このアナーキー・イン・ザ・U.K.というのは、1970年代後半のセックス・ピストルズというバンドの曲です。
私 「知ってるも何も、オレは中学生の時にこのアルバムを聴いてすごくショックを受けたのよ。ここからすべてが変わったの」
女性「そうなんですか? リアルタイム?」
私 「そうなんよ。1978年頃だったかなと思うけど、リアルタイムでレコード買ったのよ」
女性「いいなあ」
私 「でも、きみはこんなの聴く世代じゃないでしょ」
彼女は、金髪の髪を結んで、鼻と口に小さな銀のピアスをつけている小柄な女の子で、便宜上、名前は、まりかちゃんとしておきます。美容師になるための学校に行っていると言っていたので、20歳前後ですかね。

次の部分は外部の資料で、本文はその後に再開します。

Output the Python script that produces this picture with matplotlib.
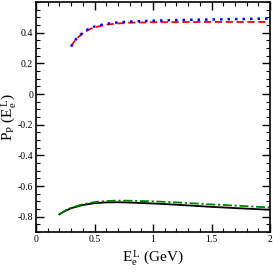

私 「それにしても、お店でセックス・ピストルズ聴いたの初めてかも」
女性「どの曲が好きですか?」
と言って、まりかちゃんは、音楽をかけているスマホの画面を私に見せます。そこにアルバムの曲一覧が並んでいました。
女性「かけましょうか?」
私 「いいよ、いいよ。きみが好きなのかけなよ」
その後、私はラムのロックを飲み、まりかちゃんにも、一杯おごりました。
私 「それにしても、どうしてこんなの聴くようになったの?」
女性「私、沖縄出身なんですけど、沖縄にいた時にお父さんの車に乗ってると、お父さんがいつもかけてたから」
私 「ああ、お父さんがそっち系。お父さんと仲いいの?」
女性「仲いいですよ。お父さんが聴いてるのを中学生くらいから聴いて、いろいろ知ったんですよ」
私 「お父さん、他にはどんなの好きだったの?」
女性「いろいろですけど、イギー・ポップとかデビッド・ボウイとか、ニルヴァーナも好きでした。知ってます?」
私 「どれも大変よく知っておりますよ。でも、そんな趣味だと、同世代の人たちと音楽の話、合わないでしょ」
女性「うん、合わないことが多い」
私 「パンクは特にね」
女性「あと、わたし、アース・ウインド・アンド・ファイヤとか、それと、70年代のディスコなんかも好きなんですよ」
私 「ああ、それはさらに同世代と確執が・・・。そして、それらもオレはリアルタイム世代なんだよね。ディスコブームの時代に高校生くらいだったから」
女性「いいなあ」
私 「1970年代後半は、どんな趣味の人たちでもエネルギーが噴出してた。パンクでもロックでもディスコでもアイドル好きでも、すごかったよ。それぞれがギラギラしてたから」
女性「そんな時代見たかったなあ」
私 「確かに、自分では最高の時に生まれたと思っている。でも、どの世代に生まれるのかは決められないからね。生まれた世代で楽しむしかないんだよ」
女性「なんで今の音楽はつまらないんだろうね」
私 「今は、音楽という存在そのものが、商業にがっちりガードされているから、昔みたいな自由は含まれにくくなっているんだよ」
というような話をしながら、1時間ばかり飲んでいました。
帰る前に、
「今度その頃のパンクとかロックをUSBかなんかに入れて持ってきてあげるよ。まだ知らない素敵な音楽がたくさんあると思う」
と言うと、すごく喜んでくれました。
「えと、お名前は?」
「オカです」
「じゃあ、オカさん、本当にパンク待ってきてね」
そんなわけで、どの曲を持っていってあげようかと思案中でございます。